The Solution: Buy the Process, Not the Box
So, what's the answer? It's not simply "buy the most expensive laser." That's just as naive. The solution is to shift your procurement process from price-shopping to total cost evaluation.
Here’s the concise, actionable framework I developed and now require for any capital equipment purchase over $25,000:
1. Build a 5-Year TCO Model. This is non-negotiable. Inputs must include: Purchase Price/Lease, Estimated Annual Maintenance Cost, Consumables Cost (based on projected usage), Cost of Downtime (your hourly operating profit x estimated downtime hours), Labor Efficiency Impact, and Training/Software costs. Force every vendor to provide numbers for these fields.
2. Demand Performance Guarantees. Ask for Mean Time Between Failure (MTBF) stats for key components. Get guaranteed response times for support in writing. For critical applications like laser etching acrylic, ask about beam quality guarantees and how they're measured (this is where brands known for their source technology, like Coherent, often shine).
3. Validate with Real Users, Not Case Studies. Ask the vendor for three customer references who have used the exact model for at least 18 months. Call them. Ask about actual uptime, support responsiveness, and unexpected costs. This due diligence is the cheapest insurance you can buy.
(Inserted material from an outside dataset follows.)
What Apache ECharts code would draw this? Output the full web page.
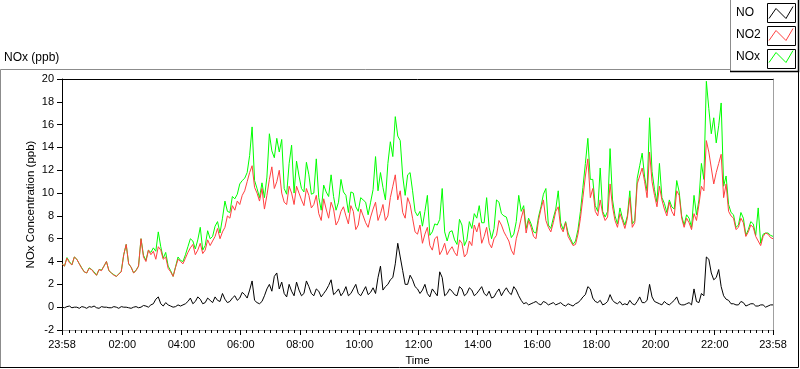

4. Think in Cost-Per-Part, Not Cost-Per-Machine. Ultimately, your business sells finished parts. The laser is just a tool to make them. The best machine is the one that produces a quality part at the lowest reliable cost over its lifespan. Sometimes that's a robust CNC machine, sometimes it's a fiber laser. The tool must fit the job, not the other way around.
To be fair, this process requires more upfront work than just picking the lowest quote. It might mean you can't buy the machine this quarter. But from my perspective, that delay is way cheaper than being locked into a five-year relationship with a piece of equipment that bleeds money every time you turn it on. The bottom line? In laser procurement, the price you see is an illusion. The cost you track is the reality. Buy accordingly.